Le bon sens est la chose du monde la mieux partagée : car chacun et chacune pensent en être si bien pourvu(e), que ceux et celles mêmes qui sont les plus difficiles à contenter en toute autre chose n’ont point coutume d’en désirer plus qu’ils et elles en ont. En quoi il n’est pas vraisemblable que tous et toutes se trompent ; mais plutôt cela témoigne que la puissance de bien juger […] est naturellement égale en tous les hommes et toutes les femmes ; et ainsi que la diversité de nos opinions ne vient pas de ce que les uns et les unes sont plus raisonnables que les autres […].

 

En écrivant ainsi, Descartes serait devenu l’homme, ou la femme, le/la plus absurde de son époque. Pourtant, nous entendons tous les jours cette langue dénaturée. Et malade : un certain français moderne a le hoquet. « Ceux (hic !) et celles parmi les habitants (hic !) et les habitantes de notre commune qui voudront savoir s’ils (hic !) ou elles sont éligibles à ce poste… » J’exagère à peine.
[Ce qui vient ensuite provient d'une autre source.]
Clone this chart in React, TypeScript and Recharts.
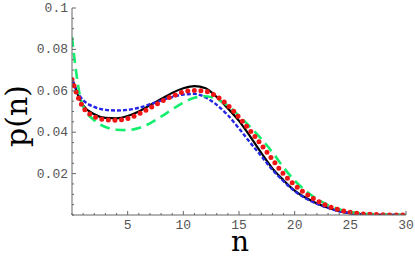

Écoutez surtout les politiques. De nombreuses voix se sont élevées contre cette langue barbare, politiquement correcte et moralement assommante, mais son vrai danger serait de briser le rythme du français. Une langue qui sait avancer avec une cadence souple et une respiration aisée se trouve continuellement empêtrée. Il s’agit de la survie d’un français agile et harmonieux.

Si le corps sonore de la langue souffre de ce comportement obsessif, une autre forme de novlangue présente un défaut encore plus inquiétant : on ne peut pas la lire à haute voix. Pour éviter sans doute les répétitions cheminant à la queue leu leu, on a inventé une nouvelle orthographe. La voici :

 

Le (la) président.e élu.e par l’ensemble des citoyen.ne.s sera celui/celle de tou.te.s les Français.es. Il/elle aura à tenir compte des opposant.e.s à son élection, car aucun.e de ses compatriotes ne doit se sentir méprisé.e par le/la chef.fe de l’État.

 

Ce français également défiguré, atteint d’une maladie qui couvre la page d’une sorte d’eczéma, nous amènerait à rédiger à nouveau certains articles de la Déclaration des droits de l’homme et du citoyen. L’article premier commencerait, en utilisant l’autre recours typographique de cette glossomanie, par : « Les hommes/femmes naissent et demeurent libres et éga-ux-les en droits » ; l’article 7, par : « Nul-le homme/femme ne peut être accusé-e, arrêté-e ni détenu-e que dans les cas déterminés par la Loi ». Comment lire ce charabia, cette écriture sans parole, même en le prononçant silencieusement dans sa tête ? Chacun point e de mes ami point e point s sait que je préfère une approche irénique, et que je répugne à invectiver les ennemi trait d’union e trait d’union s de la raison ; mais enough is enough. C’est la chair même du français qui est ainsi rongée, et son esprit qui se trouve frappé d’une sorte de bégaiement cérébral.

Le pire : non seulement ce français décadent perd son rythme, sa « longue coulée mélodique » (Claudel), ou devient un langage aphone offert uniquement aux yeux, mais il invite aussi à commettre des erreurs de français. Un candidat récent s’adressa ainsi à nous sur la feuille où il expliquait son programme : « Cher.e.s compatriotes ». Où était parti l’accent grave sur la forme féminine de cher ?

Je ne vise pas l’idéologie féministe. L’objection contre un français saccadé, muet ou fautif est strictement linguistique. C’est aux partisans de la féminisation de la langue à proposer un moyen d’y arriver qui évite cette intolérable laideur. Qui ne produise pas une langue que l’on n’aurait plus envie de parler ni d’écrire, et que les étrangers ne voudraient plus apprendre.